Individually, none of these hacks may cause you to run down the street
shouting "Eureka", but together they should help just about
every Excel user. I consider myself an expert user, working with spreadsheets
for over twenty years and teaching classes in Excel and 1-2-3, yet I
was still able to learn a lot from this book. In some cases, it was genuinely
new information (Hack #50, Explode a Single Slice from a Pie Chart or
Hack #99, Access SOAP Web Services from Excel). In other cases, it showed
how to use a tool I knew about in some different way (Hack #41, Create
Custom Functions Using Names or Hack #78, Construct Mega-Formulas). A
couple of times, it served as a reminder to use some tool that I had
been neglecting (Hack #6, Customize the Template Dialog and Default Workbook).
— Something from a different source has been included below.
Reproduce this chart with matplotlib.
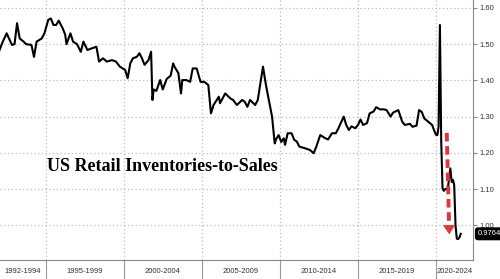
import pandas as pd
import matplotlib.pyplot as plt

# US retail inventories-to-sales ratio
dates = ['1992-01', '1992-04', '1992-07', '1992-11', '1993-01', '1993-03', '1993-05', '1993-08',
         '1993-10', '1994-02', '1994-04', '1994-06', '1994-10', '1994-12', '1995-03', '1995-05',
         '1995-07', '1995-09', '1995-11', '1996-02', '1996-04', '1996-05', '1996-08', '1996-10',
         '1997-01', '1997-04', '1997-06', '1997-09', '1997-12', '1998-04', '1998-06', '1998-09',
         '1998-12', '1999-04', '1999-07', '1999-10', '2000-02', '2000-04', '2000-06', '2000-08',
         '2000-11', '2001-01', '2001-03', '2001-05', '2001-08', '2001-10', '2001-11', '2001-12',
         '2002-02', '2002-05', '2002-07', '2002-10', '2003-01', '2003-03', '2003-04', '2003-07',
         '2003-09', '2003-10', '2004-01', '2004-04', '2004-06', '2004-09', '2004-12', '2005-03',
         '2005-06', '2005-08', '2005-10', '2006-02', '2006-03', '2006-07', '2006-11', '2007-01',
         '2007-04', '2007-08', '2007-10', '2007-12', '2008-02', '2008-06', '2008-08', '2008-12',
         '2009-02', '2009-04', '2009-07', '2009-09', '2009-10', '2009-12', '2010-02', '2010-04',
         '2010-05', '2010-07', '2010-10', '2010-12', '2011-02', '2011-04', '2011-08', '2011-12',
         '2012-03', '2012-05', '2012-08', '2012-12', '2013-02', '2013-05', '2013-08', '2013-10',
         '2014-02', '2014-04', '2014-06', '2014-08', '2014-11', '2015-01', '2015-03', '2015-05',
         '2015-08', '2015-10', '2016-01', '2016-03', '2016-06', '2016-09', '2016-11', '2017-02',
         '2017-04', '2017-08', '2017-11', '2018-01', '2018-05', '2018-07', '2018-10', '2018-12',
         '2019-02', '2019-04', '2019-07', '2019-10', '2019-12', '2020-01', '2020-02', '2020-03',
         '2020-04', '2020-05', '2020-06', '2020-07', '2020-08', '2020-09', '2020-10', '2020-11',
         '2020-12', '2021-01', '2021-02', '2021-03', '2021-04', '2021-05', '2021-06', '2021-07',
         '2021-08']
ratio = [1.479, 1.507, 1.530, 1.498, 1.500, 1.558, 1.516, 1.507,
         1.500, 1.498, 1.465, 1.507, 1.516, 1.530, 1.567, 1.571,
         1.553, 1.553, 1.565, 1.544, 1.526, 1.500, 1.530, 1.507,
         1.500, 1.479, 1.507, 1.484, 1.488, 1.493, 1.452, 1.461,
         1.452, 1.456, 1.452, 1.438, 1.429, 1.406, 1.447, 1.461,
         1.465, 1.475, 1.461, 1.443, 1.456, 1.479, 1.346, 1.375,
         1.371, 1.401, 1.375, 1.404, 1.413, 1.447, 1.438, 1.420,
         1.364, 1.401, 1.401, 1.396, 1.433, 1.433, 1.396, 1.396,
         1.387, 1.309, 1.332, 1.355, 1.337, 1.364, 1.350, 1.346,
         1.332, 1.346, 1.341, 1.327, 1.346, 1.332, 1.346, 1.438,
         1.392, 1.355, 1.300, 1.226, 1.237, 1.249, 1.230, 1.240,
         1.222, 1.254, 1.254, 1.236, 1.231, 1.217, 1.213, 1.208,
         1.199, 1.217, 1.249, 1.240, 1.237, 1.254, 1.254, 1.268,
         1.300, 1.277, 1.263, 1.273, 1.268, 1.277, 1.292, 1.277,
         1.282, 1.309, 1.314, 1.326, 1.320, 1.320, 1.318, 1.300,
         1.311, 1.318, 1.286, 1.277, 1.280, 1.272, 1.275, 1.318,
         1.313, 1.295, 1.286, 1.277, 1.258, 1.250, 1.249, 1.272,
         1.553, 1.235, 1.102, 1.095, 1.100, 1.100, 1.100, 1.130,
         1.157, 1.120, 1.125, 1.111, 1.000, 0.963, 0.962, 0.966,
         0.9764]
last_label = '0.9764'

period_labels = ['1992-1994', '1995-1999', '2000-2004', '2005-2009', '2010-2014', '2015-2019', '2020-2024']
period_bounds = ['1992-01-01', '1995-01-01', '2000-01-01', '2005-01-01', '2010-01-01',
                 '2015-01-01', '2020-01-01', '2025-01-01']
y_ticks = [1.00, 1.10, 1.20, 1.30, 1.40, 1.50, 1.60]

df = pd.DataFrame({'date': pd.to_datetime(dates), 'ratio': ratio})
bounds = pd.to_datetime(period_bounds)

fig = plt.figure(figsize=(5, 2.79), dpi=100)
ax = fig.add_axes([0, 0.068, 0.946, 0.932])

x_start = pd.Timestamp('1992-01-27')
x_end = pd.Timestamp('2022-05-15')
ax.set_xlim(x_start, x_end)
ax.set_ylim(0.904, 1.622)

# grid
for y in y_ticks:
    ax.axhline(y, color='#bdbdbd', lw=0.9, ls=(0, (1, 2)), zorder=0)
for b in bounds[1:-1]:
    ax.axvline(b, color='#bdbdbd', lw=0.9, ls=(0, (1, 2)), zorder=0)

ax.plot(df['date'], df['ratio'], color='black', lw=1.5, zorder=3)

# spines
for s in ['top', 'left']:
    ax.spines[s].set_visible(False)
ax.spines['right'].set_color('#888888')
ax.spines['bottom'].set_color('#888888')
ax.spines['right'].set_linewidth(0.8)
ax.spines['bottom'].set_linewidth(0.8)

# y axis on the right
ax.yaxis.tick_right()
ax.set_yticks(y_ticks)
ax.set_yticklabels([f'{v:.2f}' for v in y_ticks])
ax.tick_params(axis='y', length=3, width=0.8, color='#888888', labelsize=5.5,
               labelcolor='#333333', pad=1.5)
for lbl in ax.get_yticklabels():
    lbl.set_family('Liberation Sans')

# x axis: separators as long major ticks, period names as minor tick labels
ax.set_xticks(bounds[1:-1])
ax.set_xticklabels([])
ax.tick_params(axis='x', which='major', length=14, width=0.8, color='#999999', direction='out')
centers = []
for i in range(len(period_labels)):
    lo = max(bounds[i], x_start)
    hi = min(bounds[i + 1], x_end)
    centers.append(lo + (hi - lo) / 2)
ax.set_xticks(centers, minor=True)
ax.set_xticklabels(period_labels, minor=True, family='Liberation Sans', fontsize=5.5, color='#333333')
ax.tick_params(axis='x', which='minor', length=0, pad=6)

# title inside the plot
ax.text(0.099, 0.342, 'US Retail Inventories-to-Sales', transform=ax.transAxes,
        family='Liberation Serif', fontweight='bold', fontsize=13, ha='left', va='baseline')

# last value tag
ax.annotate(last_label, xy=(1, ratio[-1]), xycoords=('axes fraction', 'data'),
            xytext=(3.5, 0), textcoords='offset points', ha='left', va='center',
            fontsize=5.5, family='Liberation Sans', color='white', annotation_clip=False,
            bbox=dict(boxstyle='round,pad=0.3,rounding_size=0.3', fc='black', ec='black'))

# red dashed arrow
red = '#e0353c'
arrow_top = (pd.Timestamp('2020-09-08'), 1.255)
arrow_tip = (pd.Timestamp('2020-11-07'), 0.975)
arrow_neck = (pd.Timestamp('2020-11-01'), 1.0)
ax.plot([arrow_top[0], arrow_neck[0]], [arrow_top[1], arrow_neck[1]], color=red, lw=2.8,
        ls=(0, (2.2, 1.2)), zorder=4)
ax.annotate('', xy=arrow_tip, xytext=arrow_neck,
            arrowprops=dict(arrowstyle='-|>,head_length=0.6,head_width=0.4', color=red, lw=0.5,
                            mutation_scale=10, shrinkA=0, shrinkB=0), zorder=4)

plt.savefig('out.png', dpi=100)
Some of the hacks are usability tips, showing how other tools (such
as pivot tables) will be more useful if you lay out data in a certain
way. Several tips help if you develop spreadsheets for others to use,
limiting their capacity to screw things up. Sometimes, the hacks may
just spur you to further thought, making you think "Gee, if you
can use this tool to do this, maybe with just a little more work I can
get it do that!"
The hacks are self-contained, so you don't have to read the book cover-to-cover.
If a particular topic doesn't interest you, it won't hurt to jump ahead,
or even skip a particular chapter. You don't need to type in long, complicated
listings either. You can download the sample code for all the hacks from
the authors' website. The authors do Excel training and application work
in western Australia, and their website is crammed with more Excel material.
Who should read this book? The ideal audience is the broad middle class
of Excel users. You shouldn't give it to a beginner, because they are
still learning about the forest while this book looks at individual trees.
Super power users, who may know ninety of these hacks already, won't
get that much of it either, but they should be writing the books, not
reading them. But for everyone in between, the book is sure to teach
something you didn't know about Excel.